I can pick up one locally with the regular sights.

Is it worth getting ordering the one with night sights? I'll use it for the range, home defense and possibly concealed carry. 

Recommendations?

thanks


----------



## Steve M1911A1 (Feb 6, 2008)

Night sights are a gimmick, and all but useless, I believe.
If it's too dark to see your sights, can you tell at whom you're shooting?

Better: Buy a really good flashlight, and learn to use it properly while preparing to shoot, and while shooting.

If it ever comes to shooting at a known bad guy in the almost-dark, you will find that if you have practiced so-called "slide shooting," that is, using the silhouette of the rear end of the pistol as an aiming guide, you can easily make accurate hits at inside-the-house distances.

I find that bright, easy-to-see night sights swamp my night vision, and make things worse.
I also find that less-bright night sights still act as "magnets" to my eyes, and keep me from focussing on the bad guy and toward where he is moving.
Thus, I believe them to be more of a distraction than an aid.

(YMMV)


----------



## rex (Jan 27, 2012)

I never bought into them as Steve said.Also if they are all the same color,you have the chance of throwing the front off to the side.

Learn your gun and ingrain a natural point on target.At close distance you don't use the sights,you sight over them as a reference.If you're using a light your sights will be sillhouetted for a flash sight picture if needed,if you have the time.


----------



## VAMarine (Dec 25, 2008)

I like nightsights, you can always add them later if you desire...

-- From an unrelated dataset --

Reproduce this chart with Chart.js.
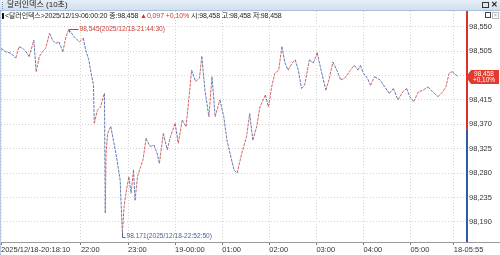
<!DOCTYPE html>
<html>
<head>
<meta charset="utf-8">
<script src="https://cdn.jsdelivr.net/npm/chart.js@4/dist/chart.umd.min.js"></script>
<style>
  html, body { margin: 0; padding: 0; background: #fff; }
  #wrap { position: relative; width: 500px; height: 255px; overflow: hidden; font-family: "Liberation Sans", "Noto Sans CJK KR", sans-serif; }
  #chart { position: absolute; left: 0; top: 0; }
  .titlebar { position: absolute; left: 0; top: 0; width: 500px; height: 10px; background: linear-gradient(#e6eef8, #d2dfee); border-bottom: 1px solid #aabfd8; font-size: 8px; line-height: 10px; color: #222; }
  .titlebar .grip { position: absolute; left: 2px; top: 2px; width: 1px; height: 7px; border-left: 1px dotted #7d93b3; }
  .titlebar .name { position: absolute; left: 7px; top: 0; }
  .titlebar .ico1 { position: absolute; left: 482px; top: 2px; width: 5px; height: 4px; border: 1px solid #333; }
  .titlebar .ico2 { position: absolute; left: 491px; top: 0; font-size: 8px; font-weight: bold; color: #222; }
  .info { position: absolute; left: 2px; top: 11px; font-size: 7px; line-height: 9px; color: #222; white-space: nowrap; letter-spacing: -0.1px; }
  .info .bar { display: inline-block; width: 2px; height: 6px; background: #111; margin-right: 1px; vertical-align: -0.5px; }
  .info .up { color: #d8322b; }
  .box1 { position: absolute; left: 485px; top: 12px; width: 4px; height: 4px; border: 1px solid #444; background: #fff; }
  .box2 { position: absolute; left: 492px; top: 12px; width: 5px; height: 5px; border: 1px solid #bbb; font-size: 6px; line-height: 5px; color: #999; text-align: center; }
  .frame { position: absolute; left: 0; top: 11px; width: 1px; height: 244px; background: #b9cbe0; }
</style>
</head>
<body>
<div id="wrap">
  <canvas id="chart" width="500" height="255"></canvas>
  <div class="frame"></div>
  <div class="titlebar"><span class="grip"></span><span class="name">달러인덱스 (10초)</span><span class="ico1"></span><span class="ico2">✕</span></div>
  <div class="info"><span class="bar"></span>&lt;달러인덱스&gt;2025/12/19-06:00:20 종:98,458 <span class="up">▲0,097 +0,10%</span> 시:98,458 고:98,458 저:98,458</div>
  <div class="box1"></div>
  <div class="box2">×</div>
</div>
<script>
// 10-second candles of the dollar index, traced as a close-price path
const baseDate = '2025/12/18';
const times = [
  '20:18:10', '20:24', '20:31', '20:37', '20:41', '20:46', '20:50', '20:54', '21:00', '21:03',
  '21:07', '21:11', '21:15', '21:20', '21:24', '21:28', '21:32', '21:37', '21:41', '21:44:30',
  '21:51', '21:58', '22:03', '22:06', '22:10', '22:13', '22:16', '22:17', '22:21', '22:25',
  '22:29', '22:30', '22:31', '22:32', '22:34', '22:38', '22:42', '22:46', '22:50', '22:51',
  '22:52:50', '22:55', '22:58', '23:01', '23:04', '23:07', '23:09', '23:12', '23:16', '23:19',
  '23:23', '23:28', '23:33', '23:37', '23:40', '23:45', '23:50', '23:54', '00:00', '00:04',
  '00:09', '00:14', '00:19', '00:21', '00:26', '00:31', '00:34', '00:38', '00:43', '00:47',
  '00:51', '00:57', '01:02', '01:06', '01:11', '01:15', '01:19', '01:25', '01:31', '01:35',
  '01:39', '01:44', '01:48', '01:55', '01:59', '02:03', '02:07', '02:12', '02:16', '02:20',
  '02:24', '02:29', '02:33', '02:37', '02:41', '02:45', '02:51', '02:56', '03:01', '03:05',
  '03:12', '03:16', '03:21', '03:26', '03:31', '03:36', '03:42', '03:48', '03:53', '03:56',
  '04:00', '04:05', '04:09', '04:14', '04:21', '04:27', '04:33', '04:38', '04:44', '04:50',
  '04:55', '04:59', '05:04', '05:10', '05:16', '05:22', '05:28', '05:35', '05:41', '05:45',
  '05:49', '05:53', '05:58', '06:00:20'
];
const prices = [
  98.510, 98.504, 98.501, 98.492, 98.513, 98.510, 98.504, 98.495, 98.525, 98.467,
  98.495, 98.504, 98.510, 98.538, 98.525, 98.519, 98.522, 98.504, 98.532, 98.545,
  98.532, 98.522, 98.529, 98.507, 98.489, 98.464, 98.442, 98.372, 98.396, 98.402,
  98.424, 98.427, 98.206, 98.317, 98.353, 98.366, 98.336, 98.304, 98.267, 98.230,
  98.171, 98.218, 98.249, 98.273, 98.243, 98.286, 98.230, 98.273, 98.292, 98.304,
  98.344, 98.329, 98.332, 98.317, 98.298, 98.353, 98.323, 98.347, 98.372, 98.335,
  98.378, 98.366, 98.439, 98.470, 98.449, 98.455, 98.495, 98.433, 98.384, 98.458,
  98.384, 98.415, 98.384, 98.341, 98.310, 98.286, 98.280, 98.317, 98.347, 98.390,
  98.341, 98.366, 98.402, 98.424, 98.402, 98.439, 98.464, 98.470, 98.513, 98.483,
  98.470, 98.483, 98.489, 98.470, 98.436, 98.442, 98.489, 98.483, 98.502, 98.476,
  98.433, 98.452, 98.485, 98.470, 98.452, 98.455, 98.467, 98.479, 98.470, 98.479,
  98.464, 98.455, 98.442, 98.458, 98.452, 98.439, 98.427, 98.436, 98.415, 98.430,
  98.436, 98.421, 98.412, 98.430, 98.433, 98.439, 98.430, 98.421, 98.430, 98.439,
  98.464, 98.467, 98.461, 98.458
];
const lastPrice = 98.458;
const change = 0.097;
const changePct = '+0,10%';

const tickTimes = ['20:18:10', '22:00', '23:00', '00:00', '01:00', '02:00', '03:00', '04:00', '05:00', '05:55'];
const tickLabels = ['2025/12/18-20:18:10', '22:00', '23:00', '19-00:00', '01:00', '02:00', '03:00', '04:00', '05:00', '18-05:55'];
const yTickValues = [98.190, 98.235, 98.280, 98.325, 98.370, 98.415, 98.460, 98.505, 98.550];
const xEnd = '06:10:36';
const yMin = 98.153, yMax = 98.579;

const RED = '#d8322b', BLUE = '#2f5aa6';
const UP = '#d06464', DOWN = '#5f78b2';

function toMin(t) {
  const p = t.split(':').map(Number);
  let h = p[0];
  if (h < 12) h += 24;
  return h * 60 + p[1] + (p[2] || 0) / 60;
}
const fmt = v => v.toFixed(3).replace('.', ',');

const points = times.map((t, i) => ({ x: toMin(t), y: prices[i] }));
const prevClose = lastPrice - change;

const overlay = {
  id: 'overlay',
  afterDatasetsDraw(chart) {
    const { ctx, chartArea: a, scales: { x, y } } = chart;
    ctx.save();

    // bottom line continues under the price axis
    ctx.strokeStyle = '#9a9a9a';
    ctx.lineWidth = 1;
    ctx.beginPath();
    ctx.moveTo(a.right, a.bottom + 0.5);
    ctx.lineTo(chart.width, a.bottom + 0.5);
    ctx.stroke();

    // price axis line: red above previous close, blue below
    const yp = y.getPixelForValue(prevClose);
    ctx.lineWidth = 2;
    ctx.strokeStyle = RED;
    ctx.beginPath(); ctx.moveTo(a.right + 1, a.top); ctx.lineTo(a.right + 1, yp); ctx.stroke();
    ctx.strokeStyle = BLUE;
    ctx.beginPath(); ctx.moveTo(a.right + 1, yp); ctx.lineTo(a.right + 1, a.bottom); ctx.stroke();

    // high / low markers
    let hi = 0, lo = 0;
    prices.forEach((p, i) => { if (p > prices[hi]) hi = i; if (p < prices[lo]) lo = i; });
    ctx.lineWidth = 1;
    ctx.font = '6.6px "Liberation Sans", sans-serif';
    ctx.textBaseline = 'middle';
    ctx.textAlign = 'left';

    let px = Math.round(x.getPixelForValue(points[hi].x)) + 0.5;
    let py = Math.round(y.getPixelForValue(points[hi].y)) + 0.5;
    ctx.strokeStyle = '#c8403a';
    ctx.fillStyle = '#c8403a';
    ctx.beginPath(); ctx.moveTo(px, py + 3); ctx.lineTo(px, py); ctx.lineTo(px + 9, py); ctx.stroke();
    ctx.fillText(fmt(prices[hi]) + '(' + baseDate + '-' + times[hi] + ')', px + 10, py);

    px = Math.round(x.getPixelForValue(points[lo].x)) + 0.5;
    py = Math.round(y.getPixelForValue(points[lo].y)) + 0.5;
    ctx.strokeStyle = '#4d6396';
    ctx.fillStyle = '#4d6396';
    ctx.beginPath(); ctx.moveTo(px, py); ctx.lineTo(px, py + 5); ctx.lineTo(px + 3, py + 5); ctx.stroke();
    ctx.fillText(prices[lo].toFixed(3) + '(' + baseDate + '-' + times[lo] + ')', px + 4, py + 4);

    // current price box
    const yc = Math.round(y.getPixelForValue(lastPrice));
    const bx = a.right;
    ctx.fillStyle = '#e23a2e';
    ctx.beginPath();
    ctx.moveTo(bx, yc);
    ctx.lineTo(bx + 5, yc - 7);
    ctx.lineTo(chart.width - 1, yc - 7);
    ctx.lineTo(chart.width - 1, yc + 7);
    ctx.lineTo(bx + 5, yc + 7);
    ctx.closePath();
    ctx.fill();
    ctx.fillStyle = '#fff';
    ctx.font = '6.5px "Liberation Sans", sans-serif';
    ctx.textAlign = 'center';
    ctx.fillText(fmt(lastPrice), bx + 18, yc - 3);
    ctx.fillText(changePct, bx + 18, yc + 3.5);
    ctx.restore();
  }
};

Chart.defaults.font.family = '"Liberation Sans", "Noto Sans CJK KR", sans-serif';
Chart.defaults.font.size = 7.5;
Chart.defaults.color = '#333';

new Chart(document.getElementById('chart'), {
  type: 'line',
  data: {
    datasets: [{
      data: points,
      borderWidth: 1,
      borderDash: [3, 1],
      pointRadius: 0,
      tension: 0,
      borderColor: UP,
      segment: {
        borderColor: c => (c.p1.parsed.y >= c.p0.parsed.y ? UP : DOWN)
      }
    }]
  },
  options: {
    responsive: false,
    animation: false,
    layout: { padding: { top: 11, left: 1, right: 0, bottom: 0 } },
    plugins: { legend: { display: false }, tooltip: { enabled: false } },
    scales: {
      x: {
        type: 'linear',
        min: toMin(tickTimes[0]),
        max: toMin(xEnd),
        afterBuildTicks: s => { s.ticks = tickTimes.map(t => ({ value: toMin(t) })); },
        afterFit: s => { s.height = 13; },
        ticks: {
          autoSkip: false,
          maxRotation: 0,
          align: 'start',
          padding: 0,
          callback: (v, i) => tickLabels[i]
        },
        grid: { color: '#d2d2d2', tickLength: 3, tickColor: '#777' },
        border: { display: true, color: '#9a9a9a', dash: [1, 2] }
      },
      y: {
        position: 'right',
        min: yMin,
        max: yMax,
        afterBuildTicks: s => { s.ticks = yTickValues.map(v => ({ value: v })); },
        afterFit: s => { s.width = 34; },
        ticks: {
          padding: 1,
          crossAlign: 'near',
          callback: v => fmt(v)
        },
        grid: { color: '#d2d2d2', tickLength: 2, tickColor: '#777' },
        border: { display: false, dash: [1, 2] }
      }
    }
  },
  plugins: [overlay]
});
</script>
</body>
</html>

http://pistol-training.com/archives/7668


----------



## SouthernBoy (Jun 27, 2007)

Some sights I have seen, and used because they came on a gun I bought, are less than desirable while some are quite good and do what you expect them to do. I like the Trijicon brand (with or without the Kovac rear) and have them on a number of my handguns. The things I look for in night sights are dots that are more subtle so that they don't detract in good light conditions, i.e. you don't want to become accustomed to focusing on the dots as opposed to the front blade and rear aperature of patridge sights. And in the dark, you don't want the glowing dots to be overpowering; rather they should be smallish and only bright enough to allow you to gain a sight picture... assuming you have the time to do this. But then again, that also holds true for shooting in good light.


----------